A couple weeks ago, I published a blog post about monetizing the complaint stream. The premise was that ESPs could offer lower base rates for sending if the customer agreed to pay per complaint. The idea came to me while talking with a deliverability expert at a major ESP. One of their potential customer wanted the ESP to allow them to mail purchased lists. The customer even offered to indemnify the ESP and assume all legal risk for mailing purchased lists.
While on the surface this may seem like a generous offer, there aren’t many legal liabilities associated with sending email. Follow a few basic rules that most of us learn in Kindergarten (say your name, stop poking when asked, don’t lie) and there’s no chance you’ll be legally liable for your actions.
Legal liability is not really the concern for most ESPs. The bigger issues for ESPs including overall sending reputation and cost associated with resolving a block. The idea behind monetizing the complaint stream was making the customer bear some of the risk for bad sends. ESP customers do a lot of bad things, up to and including spamming, without having any financial consequences for the behavior. By sharing  in the non-legal consequences of spamming, the customer may feel some of the effect of their bad decisions.

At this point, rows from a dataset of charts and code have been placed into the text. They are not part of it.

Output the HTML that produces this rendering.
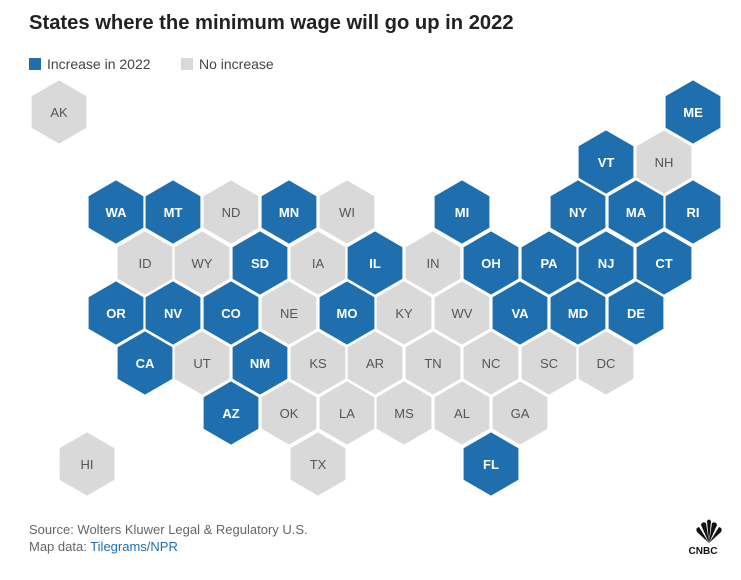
<!DOCTYPE html>
<html><head><meta charset="utf-8"><style>
html,body{margin:0;padding:0;background:#fff;}
body{width:741px;height:575px;overflow:hidden;font-family:"Liberation Sans",sans-serif;}
</style></head><body>
<svg width="741" height="575" xmlns="http://www.w3.org/2000/svg" font-family="Liberation Sans, sans-serif">
<text x="29" y="29" font-size="20.2" font-weight="bold" fill="#222">States where the minimum wage will go up in 2022</text>
<rect x="29" y="58" width="12" height="12" fill="#1f6fae"/>
<text x="47" y="69" font-size="14" fill="#444">Increase in 2022</text>
<rect x="181" y="58" width="12" height="12" fill="#d9d9d9"/>
<text x="199" y="69" font-size="14" fill="#444">No increase</text>
<g id="hexes"></g>
<text x="29" y="534" font-size="13" fill="#666">Source: Wolters Kluwer Legal &amp; Regulatory U.S.</text>
<text x="29" y="551" font-size="13" fill="#666">Map data: <tspan fill="#1f6fae">Tilegrams/NPR</tspan></text>
<g fill="#111">
<path d="M709 543 L697 532 Q695 528 699 527 Z"/>
<path d="M709 543 L701 525 Q702 521 706 523 Z"/>
<path d="M709 543 L707 521 Q709 518 711 521 Z"/>
<path d="M709 543 L712 523 Q716 521 717 525 Z"/>
<path d="M709 543 L719 527 Q723 528 721 532 Z"/>
<text x="703" y="554" font-size="10" font-weight="bold" text-anchor="middle">CNBC</text>
</g>
</svg>
<script>
const B="#1f6fae",G="#d9d9d9";
const d=[
["AK",59,112,0],["ME",693,112,1],["VT",606,162,1],["NH",664,162,0],
["WA",116,212,1],["MT",173,212,1],["ND",231,212,0],["MN",289,212,1],["WI",347,212,0],["MI",462,212,1],["NY",578,212,1],["MA",636,212,1],["RI",693,212,1],
["ID",145,263,0],["WY",202,263,0],["SD",260,263,1],["IA",318,263,0],["IL",375,263,1],["IN",433,263,0],["OH",491,263,1],["PA",549,263,1],["NJ",606,263,1],["CT",664,263,1],
["OR",116,313,1],["NV",173,313,1],["CO",231,313,1],["NE",289,313,0],["MO",347,313,1],["KY",404,313,0],["WV",462,313,0],["VA",520,313,1],["MD",578,313,1],["DE",636,313,1],
["CA",145,363,1],["UT",202,363,0],["NM",260,363,1],["KS",318,363,0],["AR",375,363,0],["TN",433,363,0],["NC",491,363,0],["SC",549,363,0],["DC",606,363,0],
["AZ",231,413,1],["OK",289,413,0],["LA",347,413,0],["MS",404,413,0],["AL",462,413,0],["GA",520,413,0],
["HI",87,464,0],["TX",318,464,0],["FL",491,464,1]];
const r=31.6;let s="";
for(const [n,x,y,b] of d){
 let p=[];for(let i=0;i<6;i++){const a=Math.PI/180*(60*i-90);p.push((x+r*Math.cos(a)).toFixed(1)+","+(y+r*Math.sin(a)).toFixed(1));}
 s+=`<polygon points="${p.join(" ")}" fill="${b?B:G}"/>`;
 s+=`<text x="${x}" y="${y+5}" font-size="13" text-anchor="middle" ${b?'fill="#fff" font-weight="bold"':'fill="#555"'}>${n}</text>`;
}
document.getElementById("hexes").innerHTML=s;
</script>
</body></html>
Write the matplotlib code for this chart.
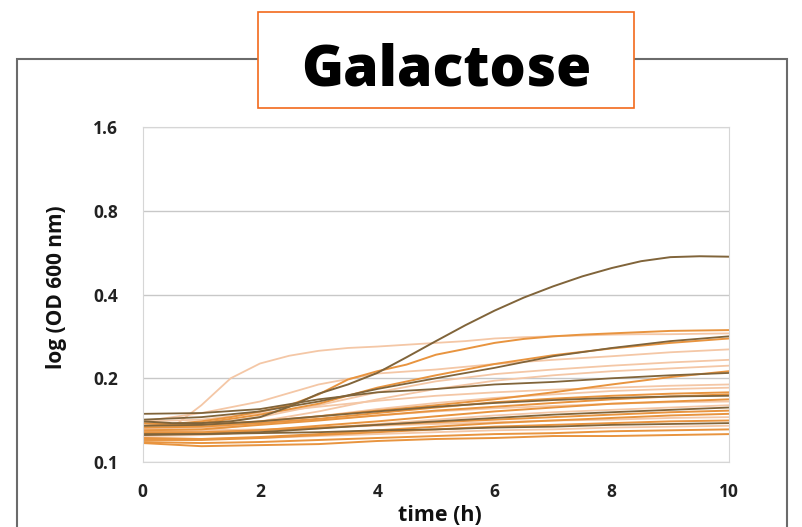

Right now, ESPs really protect customers from consequences. The ESP pays for the compliance team. The ESP handles negotiations with ISPs and filtering companies. The cost of this is partially built into the sending pricing, but if there is a big problem, the ESP ends up shouldering the bulk of the resolution costs. In some cases, the ESP even loses revenue as they disconnect the sender.
ESPs hide the cost of bad decisions from customers and do not incentivize customers to make good decisions. Maybe if they started making customers shoulder some of the financial liability for spamming there’d be less spamming.